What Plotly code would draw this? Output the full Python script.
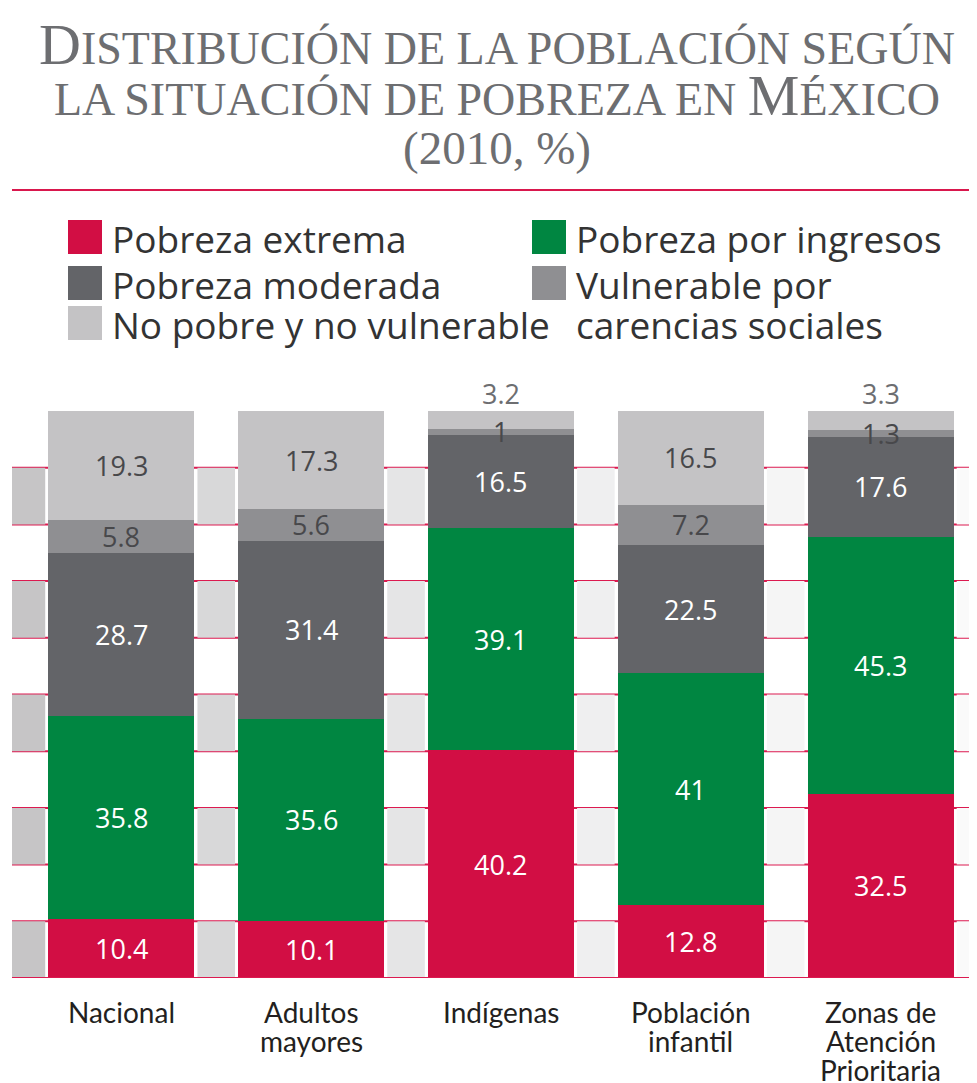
import plotly.graph_objects as go

categories = ["Nacional", "Adultos mayores", "Indígenas", "Población infantil", "Zonas de Atención Prioritaria"]
tick_lines = [["Nacional"], ["Adultos", "mayores"], ["Indígenas"], ["Población", "infantil"],
              ["Zonas de", "Atención", "Prioritaria"]]

series_names = ["Pobreza extrema", "Pobreza por ingresos", "Pobreza moderada",
                "Vulnerable por carencias sociales", "No pobre y no vulnerable"]
extrema = [10.4, 10.1, 40.2, 12.8, 32.5]
ingresos = [35.8, 35.6, 39.1, 41, 45.3]
moderada = [28.7, 31.4, 16.5, 22.5, 17.6]
vulnerable = [5.8, 5.6, 1, 7.2, 1.3]
no_pobre = [19.3, 17.3, 3.2, 16.5, 3.3]

colors = ["#d20e44", "#008641", "#636468", "#8f8f92", "#c4c3c5"]
text_colors = ["white", "white", "white", "#48484b", "#48484b"]

# the page body has an 8px margin, so the figure is sized/offset for it
OFF = 8
W, H = 977 - OFF, 1083 - OFF
ML, MR, MT, MB = 12 - OFF, 0, 411 - OFF, 105
pw, ph = W - ML - MR, H - MT - MB


def px(x):
    # screenshot pixel -> paper x
    return (x - OFF - ML) / pw


def py(y):
    # screenshot pixel -> paper y
    return (OFF + H - MB - y) / ph


fig = go.Figure()
all_series = [extrema, ingresos, moderada, vulnerable, no_pobre]
for name, vals, col in zip(series_names, all_series, colors):
    fig.add_trace(go.Bar(
        x=categories, y=vals, name=name, width=0.77,
        marker=dict(color=col, line=dict(width=0)),
        showlegend=False, hoverinfo="skip",
    ))

annotations = []
# value labels, drawn as annotations so thin segments keep their label on top
base = [0] * len(categories)
for i, (vals, tcol) in enumerate(zip(all_series, text_colors)):
    for j, v in enumerate(vals):
        top = round(base[j] + v, 6)
        if i == len(all_series) - 1 and v < 5:
            annotations.append(dict(text=str(v), x=categories[j], y=top, xref="x", yref="y",
                                    yanchor="middle", yshift=18, showarrow=False,
                                    font=dict(family="Open Sans", size=27, color="#6d6e71")))
        else:
            annotations.append(dict(text=str(v), x=categories[j], y=round(base[j] + v / 2, 6),
                                    xref="x", yref="y", yanchor="middle", showarrow=False,
                                    font=dict(family="Open Sans", size=27, color=tcol)))
        base[j] = top

shapes = []
# background bands in the gaps between bars (lighter towards the right)
gap_fill = ["#c6c5c6", "#d8d8d9", "#e5e5e6", "#efeff0", "#f5f5f5", "#fafafa"]
x_lo, x_hi = -0.576, 4.508
half = 0.385
for k, fc in enumerate(gap_fill):
    x0 = x_lo if k == 0 else k - 1 + half + 0.016
    x1 = x_hi if k == 5 else k - half - 0.016
    for b in range(0, 90, 20):
        shapes.append(dict(type="rect", xref="x", yref="y", x0=x0, x1=x1, y0=b, y1=b + 10,
                           fillcolor=fc, line=dict(width=0), layer="below"))
for g in range(10, 100, 10):
    shapes.append(dict(type="line", xref="paper", yref="y", x0=0, x1=1, y0=g, y1=g,
                       line=dict(color="#dc1a50", width=2), layer="below"))
shapes.append(dict(type="line", xref="paper", yref="y", x0=0, x1=1, y0=0, y1=0,
                   line=dict(color="#dc1a50", width=2), layer="above"))
# rule under the title
shapes.append(dict(type="line", xref="paper", yref="paper", x0=0, x1=1, y0=py(190), y1=py(190),
                   line=dict(color="#d9174d", width=2)))

# title in small caps
sc = 46
big = 58
title_lines = [
    f'<span style="font-size:{big}px">D</span>ISTRIBUCIÓN DE LA POBLACIÓN SEGÚN',
    f'LA SITUACIÓN DE POBREZA EN <span style="font-size:{big}px">M</span>ÉXICO',
    '<span style="font-size:47px">(2010, %)</span>',
]
for line, yc in zip(title_lines, [45, 95, 148]):
    annotations.append(dict(text=line, xref="paper", yref="paper", x=px(497), y=py(yc),
                            xanchor="center", yanchor="middle", showarrow=False,
                            font=dict(family="Liberation Serif", size=sc, color="#6d6e71")))

# legend
leg = [
    (colors[0], 68, 237, ["Pobreza extrema"]),
    (colors[2], 68, 283, ["Pobreza moderada"]),
    (colors[4], 68, 323, ["No pobre y no vulnerable"]),
    (colors[1], 532, 237, ["Pobreza por ingresos"]),
    (colors[3], 532, 283, ["Vulnerable por", "carencias sociales"]),
]
for col, x0, yc, lines in leg:
    shapes.append(dict(type="rect", xref="paper", yref="paper", x0=px(x0), x1=px(x0 + 34),
                       y0=py(yc + 17), y1=py(yc - 17), fillcolor=col, line=dict(width=0)))
    for j, t in enumerate(lines):
        annotations.append(dict(text=t, xref="paper", yref="paper", x=px(x0 + 42), y=py(yc + 1 + 41 * j),
                                xanchor="left", yanchor="middle", showarrow=False,
                                font=dict(family="Open Sans", size=37, color="#333333")))

# category labels, line by line
for cat, lines in zip(categories, tick_lines):
    for j, t in enumerate(lines):
        annotations.append(dict(text=t, x=cat, y=0, xref="x", yref="y", yanchor="middle",
                                yshift=-34 - 29 * j, showarrow=False,
                                font=dict(family="Lato", size=28, color="#231f20")))

fig.update_layout(
    width=W, height=H, barmode="stack",
    margin=dict(l=ML, r=MR, t=MT, b=MB),
    paper_bgcolor="white", plot_bgcolor="white",
    xaxis=dict(range=[x_lo, x_hi], showticklabels=False, showgrid=False, zeroline=False, fixedrange=True),
    yaxis=dict(range=[0, 100], showticklabels=False, showgrid=False, zeroline=False, fixedrange=True),
    shapes=shapes, annotations=annotations, showlegend=False,
)

fig.write_html("out.html")
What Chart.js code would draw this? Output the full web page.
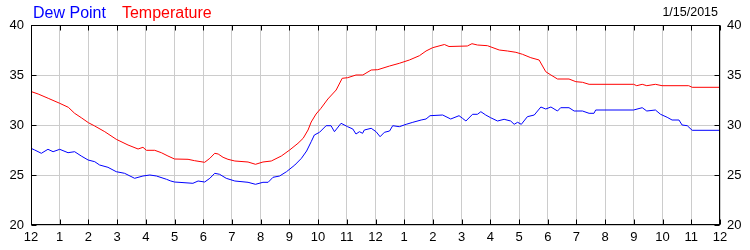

## [TASK PROMPT]
Pictures stay out of the copy; please restate every record above exactly.

## [COMPLETE OUTPUT]
What Plotly code would draw this? Output the full Python script.
import plotly.graph_objects as go

categories = ["Nacional", "Adultos mayores", "Indígenas", "Población infantil", "Zonas de Atención Prioritaria"]
tick_lines = [["Nacional"], ["Adultos", "mayores"], ["Indígenas"], ["Población", "infantil"],
              ["Zonas de", "Atención", "Prioritaria"]]

series_names = ["Pobreza extrema", "Pobreza por ingresos", "Pobreza moderada",
                "Vulnerable por carencias sociales", "No pobre y no vulnerable"]
extrema = [10.4, 10.1, 40.2, 12.8, 32.5]
ingresos = [35.8, 35.6, 39.1, 41, 45.3]
moderada = [28.7, 31.4, 16.5, 22.5, 17.6]
vulnerable = [5.8, 5.6, 1, 7.2, 1.3]
no_pobre = [19.3, 17.3, 3.2, 16.5, 3.3]

colors = ["#d20e44", "#008641", "#636468", "#8f8f92", "#c4c3c5"]
text_colors = ["white", "white", "white", "#48484b", "#48484b"]

# the page body has an 8px margin, so the figure is sized/offset for it
OFF = 8
W, H = 977 - OFF, 1083 - OFF
ML, MR, MT, MB = 12 - OFF, 0, 411 - OFF, 105
pw, ph = W - ML - MR, H - MT - MB


def px(x):
    # screenshot pixel -> paper x
    return (x - OFF - ML) / pw


def py(y):
    # screenshot pixel -> paper y
    return (OFF + H - MB - y) / ph


fig = go.Figure()
all_series = [extrema, ingresos, moderada, vulnerable, no_pobre]
for name, vals, col in zip(series_names, all_series, colors):
    fig.add_trace(go.Bar(
        x=categories, y=vals, name=name, width=0.77,
        marker=dict(color=col, line=dict(width=0)),
        showlegend=False, hoverinfo="skip",
    ))

annotations = []
# value labels, drawn as annotations so thin segments keep their label on top
base = [0] * len(categories)
for i, (vals, tcol) in enumerate(zip(all_series, text_colors)):
    for j, v in enumerate(vals):
        top = round(base[j] + v, 6)
        if i == len(all_series) - 1 and v < 5:
            annotations.append(dict(text=str(v), x=categories[j], y=top, xref="x", yref="y",
                                    yanchor="middle", yshift=18, showarrow=False,
                                    font=dict(family="Open Sans", size=27, color="#6d6e71")))
        else:
            annotations.append(dict(text=str(v), x=categories[j], y=round(base[j] + v / 2, 6),
                                    xref="x", yref="y", yanchor="middle", showarrow=False,
                                    font=dict(family="Open Sans", size=27, color=tcol)))
        base[j] = top

shapes = []
# background bands in the gaps between bars (lighter towards the right)
gap_fill = ["#c6c5c6", "#d8d8d9", "#e5e5e6", "#efeff0", "#f5f5f5", "#fafafa"]
x_lo, x_hi = -0.576, 4.508
half = 0.385
for k, fc in enumerate(gap_fill):
    x0 = x_lo if k == 0 else k - 1 + half + 0.016
    x1 = x_hi if k == 5 else k - half - 0.016
    for b in range(0, 90, 20):
        shapes.append(dict(type="rect", xref="x", yref="y", x0=x0, x1=x1, y0=b, y1=b + 10,
                           fillcolor=fc, line=dict(width=0), layer="below"))
for g in range(10, 100, 10):
    shapes.append(dict(type="line", xref="paper", yref="y", x0=0, x1=1, y0=g, y1=g,
                       line=dict(color="#dc1a50", width=2), layer="below"))
shapes.append(dict(type="line", xref="paper", yref="y", x0=0, x1=1, y0=0, y1=0,
                   line=dict(color="#dc1a50", width=2), layer="above"))
# rule under the title
shapes.append(dict(type="line", xref="paper", yref="paper", x0=0, x1=1, y0=py(190), y1=py(190),
                   line=dict(color="#d9174d", width=2)))

# title in small caps
sc = 46
big = 58
title_lines = [
    f'<span style="font-size:{big}px">D</span>ISTRIBUCIÓN DE LA POBLACIÓN SEGÚN',
    f'LA SITUACIÓN DE POBREZA EN <span style="font-size:{big}px">M</span>ÉXICO',
    '<span style="font-size:47px">(2010, %)</span>',
]
for line, yc in zip(title_lines, [45, 95, 148]):
    annotations.append(dict(text=line, xref="paper", yref="paper", x=px(497), y=py(yc),
                            xanchor="center", yanchor="middle", showarrow=False,
                            font=dict(family="Liberation Serif", size=sc, color="#6d6e71")))

# legend
leg = [
    (colors[0], 68, 237, ["Pobreza extrema"]),
    (colors[2], 68, 283, ["Pobreza moderada"]),
    (colors[4], 68, 323, ["No pobre y no vulnerable"]),
    (colors[1], 532, 237, ["Pobreza por ingresos"]),
    (colors[3], 532, 283, ["Vulnerable por", "carencias sociales"]),
]
for col, x0, yc, lines in leg:
    shapes.append(dict(type="rect", xref="paper", yref="paper", x0=px(x0), x1=px(x0 + 34),
                       y0=py(yc + 17), y1=py(yc - 17), fillcolor=col, line=dict(width=0)))
    for j, t in enumerate(lines):
        annotations.append(dict(text=t, xref="paper", yref="paper", x=px(x0 + 42), y=py(yc + 1 + 41 * j),
                                xanchor="left", yanchor="middle", showarrow=False,
                                font=dict(family="Open Sans", size=37, color="#333333")))

# category labels, line by line
for cat, lines in zip(categories, tick_lines):
    for j, t in enumerate(lines):
        annotations.append(dict(text=t, x=cat, y=0, xref="x", yref="y", yanchor="middle",
                                yshift=-34 - 29 * j, showarrow=False,
                                font=dict(family="Lato", size=28, color="#231f20")))

fig.update_layout(
    width=W, height=H, barmode="stack",
    margin=dict(l=ML, r=MR, t=MT, b=MB),
    paper_bgcolor="white", plot_bgcolor="white",
    xaxis=dict(range=[x_lo, x_hi], showticklabels=False, showgrid=False, zeroline=False, fixedrange=True),
    yaxis=dict(range=[0, 100], showticklabels=False, showgrid=False, zeroline=False, fixedrange=True),
    shapes=shapes, annotations=annotations, showlegend=False,
)

fig.write_html("out.html")
What Chart.js code would draw this? Output the full web page.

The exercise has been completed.